═════ GIVEN MATERIAL
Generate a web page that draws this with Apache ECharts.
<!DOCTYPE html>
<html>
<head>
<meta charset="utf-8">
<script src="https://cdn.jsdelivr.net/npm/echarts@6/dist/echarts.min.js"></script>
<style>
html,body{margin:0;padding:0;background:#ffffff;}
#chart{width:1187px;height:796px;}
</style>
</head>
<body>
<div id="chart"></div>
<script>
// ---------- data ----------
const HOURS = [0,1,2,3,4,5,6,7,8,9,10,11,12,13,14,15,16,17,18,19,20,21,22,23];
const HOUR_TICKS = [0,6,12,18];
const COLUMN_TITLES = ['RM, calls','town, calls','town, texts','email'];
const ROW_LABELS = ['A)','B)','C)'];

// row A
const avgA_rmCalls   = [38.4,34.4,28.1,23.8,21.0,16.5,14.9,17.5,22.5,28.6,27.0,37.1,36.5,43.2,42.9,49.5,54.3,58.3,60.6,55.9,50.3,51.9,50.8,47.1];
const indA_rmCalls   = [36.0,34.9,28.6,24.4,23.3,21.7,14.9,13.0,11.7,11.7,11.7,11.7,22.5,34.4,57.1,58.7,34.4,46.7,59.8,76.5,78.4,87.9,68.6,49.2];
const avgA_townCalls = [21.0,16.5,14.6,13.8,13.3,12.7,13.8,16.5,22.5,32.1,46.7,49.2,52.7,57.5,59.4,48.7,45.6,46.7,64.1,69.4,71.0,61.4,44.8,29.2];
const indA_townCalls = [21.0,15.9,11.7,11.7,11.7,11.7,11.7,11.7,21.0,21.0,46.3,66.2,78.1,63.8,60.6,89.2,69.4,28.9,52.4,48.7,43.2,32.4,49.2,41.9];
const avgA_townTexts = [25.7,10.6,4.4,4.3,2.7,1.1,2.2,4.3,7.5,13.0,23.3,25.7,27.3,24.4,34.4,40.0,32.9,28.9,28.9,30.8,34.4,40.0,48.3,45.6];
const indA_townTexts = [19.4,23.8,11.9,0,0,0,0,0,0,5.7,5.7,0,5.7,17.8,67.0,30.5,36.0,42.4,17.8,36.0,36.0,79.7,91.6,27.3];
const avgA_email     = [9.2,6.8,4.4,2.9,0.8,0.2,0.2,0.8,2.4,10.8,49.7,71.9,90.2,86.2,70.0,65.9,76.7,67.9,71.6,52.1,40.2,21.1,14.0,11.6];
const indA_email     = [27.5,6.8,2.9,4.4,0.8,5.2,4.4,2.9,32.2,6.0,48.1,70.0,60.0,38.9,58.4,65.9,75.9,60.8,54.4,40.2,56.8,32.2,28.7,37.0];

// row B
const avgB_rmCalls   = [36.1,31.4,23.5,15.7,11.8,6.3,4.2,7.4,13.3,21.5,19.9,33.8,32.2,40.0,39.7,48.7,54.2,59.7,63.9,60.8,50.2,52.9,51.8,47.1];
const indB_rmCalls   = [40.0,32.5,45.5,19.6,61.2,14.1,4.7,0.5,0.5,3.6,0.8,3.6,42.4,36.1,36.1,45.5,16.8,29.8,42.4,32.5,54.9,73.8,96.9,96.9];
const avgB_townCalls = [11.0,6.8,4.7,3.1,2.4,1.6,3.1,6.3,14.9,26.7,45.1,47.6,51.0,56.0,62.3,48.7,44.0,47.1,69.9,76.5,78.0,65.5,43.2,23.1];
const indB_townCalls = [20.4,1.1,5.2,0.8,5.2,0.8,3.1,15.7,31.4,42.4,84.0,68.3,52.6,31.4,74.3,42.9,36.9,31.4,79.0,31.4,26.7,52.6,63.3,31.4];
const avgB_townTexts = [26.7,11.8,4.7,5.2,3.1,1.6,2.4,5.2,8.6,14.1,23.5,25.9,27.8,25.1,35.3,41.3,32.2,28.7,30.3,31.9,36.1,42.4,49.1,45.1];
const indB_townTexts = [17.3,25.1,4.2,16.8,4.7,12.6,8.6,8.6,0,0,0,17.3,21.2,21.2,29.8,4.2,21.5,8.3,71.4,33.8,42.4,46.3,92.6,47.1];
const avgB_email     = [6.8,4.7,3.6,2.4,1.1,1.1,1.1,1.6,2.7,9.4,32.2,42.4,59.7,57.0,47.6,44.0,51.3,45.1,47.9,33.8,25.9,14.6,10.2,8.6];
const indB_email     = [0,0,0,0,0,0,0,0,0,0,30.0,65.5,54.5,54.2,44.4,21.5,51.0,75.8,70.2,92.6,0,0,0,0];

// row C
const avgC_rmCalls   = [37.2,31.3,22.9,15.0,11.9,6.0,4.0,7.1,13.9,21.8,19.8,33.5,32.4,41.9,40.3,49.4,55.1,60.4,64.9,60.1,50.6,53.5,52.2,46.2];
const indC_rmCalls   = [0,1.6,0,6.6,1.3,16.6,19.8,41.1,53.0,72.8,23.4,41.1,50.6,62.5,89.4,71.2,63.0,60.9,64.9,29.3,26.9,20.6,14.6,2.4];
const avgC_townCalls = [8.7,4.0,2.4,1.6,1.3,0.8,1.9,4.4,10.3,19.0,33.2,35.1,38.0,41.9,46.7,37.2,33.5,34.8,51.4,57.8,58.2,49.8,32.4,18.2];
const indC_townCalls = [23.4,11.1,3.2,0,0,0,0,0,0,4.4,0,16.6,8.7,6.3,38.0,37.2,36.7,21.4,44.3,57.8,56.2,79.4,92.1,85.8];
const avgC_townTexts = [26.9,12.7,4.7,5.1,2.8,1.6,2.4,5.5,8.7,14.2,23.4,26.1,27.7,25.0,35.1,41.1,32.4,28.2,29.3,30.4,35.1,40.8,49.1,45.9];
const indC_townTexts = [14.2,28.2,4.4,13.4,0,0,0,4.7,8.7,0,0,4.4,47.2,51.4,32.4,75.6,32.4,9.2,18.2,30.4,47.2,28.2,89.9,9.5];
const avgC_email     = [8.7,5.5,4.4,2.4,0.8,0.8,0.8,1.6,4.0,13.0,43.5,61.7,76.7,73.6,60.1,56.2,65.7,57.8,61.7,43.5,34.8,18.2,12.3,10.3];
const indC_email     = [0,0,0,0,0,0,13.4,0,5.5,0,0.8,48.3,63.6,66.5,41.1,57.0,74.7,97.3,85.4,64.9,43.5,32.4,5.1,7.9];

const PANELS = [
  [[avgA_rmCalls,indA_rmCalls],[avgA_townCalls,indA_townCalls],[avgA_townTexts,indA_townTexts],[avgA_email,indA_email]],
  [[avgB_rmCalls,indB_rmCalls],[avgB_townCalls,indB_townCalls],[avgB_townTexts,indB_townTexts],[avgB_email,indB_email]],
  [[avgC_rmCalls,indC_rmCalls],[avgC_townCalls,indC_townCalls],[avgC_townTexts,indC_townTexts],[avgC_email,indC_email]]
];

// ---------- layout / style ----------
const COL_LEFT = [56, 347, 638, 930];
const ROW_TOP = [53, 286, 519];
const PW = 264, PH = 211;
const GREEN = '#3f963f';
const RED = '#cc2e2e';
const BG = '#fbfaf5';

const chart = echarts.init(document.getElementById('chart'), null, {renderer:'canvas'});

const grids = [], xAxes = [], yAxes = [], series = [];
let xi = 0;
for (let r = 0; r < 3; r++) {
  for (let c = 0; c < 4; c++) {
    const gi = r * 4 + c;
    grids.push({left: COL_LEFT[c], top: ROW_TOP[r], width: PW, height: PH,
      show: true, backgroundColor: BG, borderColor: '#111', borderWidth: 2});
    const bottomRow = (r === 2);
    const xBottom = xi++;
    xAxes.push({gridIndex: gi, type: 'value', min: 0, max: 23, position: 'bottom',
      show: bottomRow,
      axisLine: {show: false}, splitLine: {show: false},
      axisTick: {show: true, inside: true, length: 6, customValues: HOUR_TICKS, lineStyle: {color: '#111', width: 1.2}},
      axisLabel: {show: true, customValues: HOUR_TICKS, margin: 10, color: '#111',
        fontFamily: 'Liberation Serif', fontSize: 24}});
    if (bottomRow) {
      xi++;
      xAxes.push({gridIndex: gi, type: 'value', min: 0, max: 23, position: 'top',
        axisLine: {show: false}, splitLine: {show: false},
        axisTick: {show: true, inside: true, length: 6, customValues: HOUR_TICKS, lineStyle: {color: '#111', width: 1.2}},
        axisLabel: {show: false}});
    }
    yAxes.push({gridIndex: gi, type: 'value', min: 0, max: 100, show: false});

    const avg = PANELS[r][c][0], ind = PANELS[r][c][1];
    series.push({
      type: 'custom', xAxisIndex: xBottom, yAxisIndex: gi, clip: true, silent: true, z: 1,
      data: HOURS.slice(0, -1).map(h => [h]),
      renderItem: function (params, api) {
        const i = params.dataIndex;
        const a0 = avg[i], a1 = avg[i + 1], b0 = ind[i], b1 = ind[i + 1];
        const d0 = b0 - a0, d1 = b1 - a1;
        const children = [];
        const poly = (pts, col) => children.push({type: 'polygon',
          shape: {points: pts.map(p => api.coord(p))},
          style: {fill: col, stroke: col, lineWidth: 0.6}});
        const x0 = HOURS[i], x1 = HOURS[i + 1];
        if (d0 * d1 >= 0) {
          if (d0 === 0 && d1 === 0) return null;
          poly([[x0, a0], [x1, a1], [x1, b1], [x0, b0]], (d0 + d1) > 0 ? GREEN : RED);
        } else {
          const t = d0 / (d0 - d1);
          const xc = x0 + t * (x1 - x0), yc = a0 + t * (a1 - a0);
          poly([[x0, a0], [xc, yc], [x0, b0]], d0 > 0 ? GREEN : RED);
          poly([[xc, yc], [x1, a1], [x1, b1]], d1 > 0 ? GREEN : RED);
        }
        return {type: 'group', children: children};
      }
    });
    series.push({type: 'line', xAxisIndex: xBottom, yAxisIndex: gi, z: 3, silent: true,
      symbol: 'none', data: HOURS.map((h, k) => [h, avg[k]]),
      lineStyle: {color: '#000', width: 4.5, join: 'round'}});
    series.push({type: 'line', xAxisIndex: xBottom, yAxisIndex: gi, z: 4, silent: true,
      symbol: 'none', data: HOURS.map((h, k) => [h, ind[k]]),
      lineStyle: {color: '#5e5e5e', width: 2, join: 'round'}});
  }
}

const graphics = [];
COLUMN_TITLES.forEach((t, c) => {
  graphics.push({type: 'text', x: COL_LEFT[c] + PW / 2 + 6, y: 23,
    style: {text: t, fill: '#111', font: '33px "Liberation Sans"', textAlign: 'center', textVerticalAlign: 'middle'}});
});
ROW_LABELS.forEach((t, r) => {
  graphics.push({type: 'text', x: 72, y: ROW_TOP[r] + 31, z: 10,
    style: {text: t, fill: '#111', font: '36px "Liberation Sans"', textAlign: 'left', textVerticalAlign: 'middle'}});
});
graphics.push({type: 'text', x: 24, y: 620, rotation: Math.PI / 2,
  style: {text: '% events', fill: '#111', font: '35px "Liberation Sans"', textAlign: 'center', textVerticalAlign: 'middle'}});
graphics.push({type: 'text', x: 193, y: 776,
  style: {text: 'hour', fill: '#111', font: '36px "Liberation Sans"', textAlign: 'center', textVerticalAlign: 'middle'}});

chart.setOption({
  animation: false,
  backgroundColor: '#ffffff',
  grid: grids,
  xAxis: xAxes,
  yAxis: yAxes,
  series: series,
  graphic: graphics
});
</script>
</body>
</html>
══════════
Your answer should be exactly the lines of the data above, from the first through the line containing "const ROW_LABELS = ['A)','B)','C)'];".

Generate a web page that draws this with Apache ECharts.
<!DOCTYPE html>
<html>
<head>
<meta charset="utf-8">
<script src="https://cdn.jsdelivr.net/npm/echarts@6/dist/echarts.min.js"></script>
<style>
html,body{margin:0;padding:0;background:#ffffff;}
#chart{width:1187px;height:796px;}
</style>
</head>
<body>
<div id="chart"></div>
<script>
// ---------- data ----------
const HOURS = [0,1,2,3,4,5,6,7,8,9,10,11,12,13,14,15,16,17,18,19,20,21,22,23];
const HOUR_TICKS = [0,6,12,18];
const COLUMN_TITLES = ['RM, calls','town, calls','town, texts','email'];
const ROW_LABELS = ['A)','B)','C)'];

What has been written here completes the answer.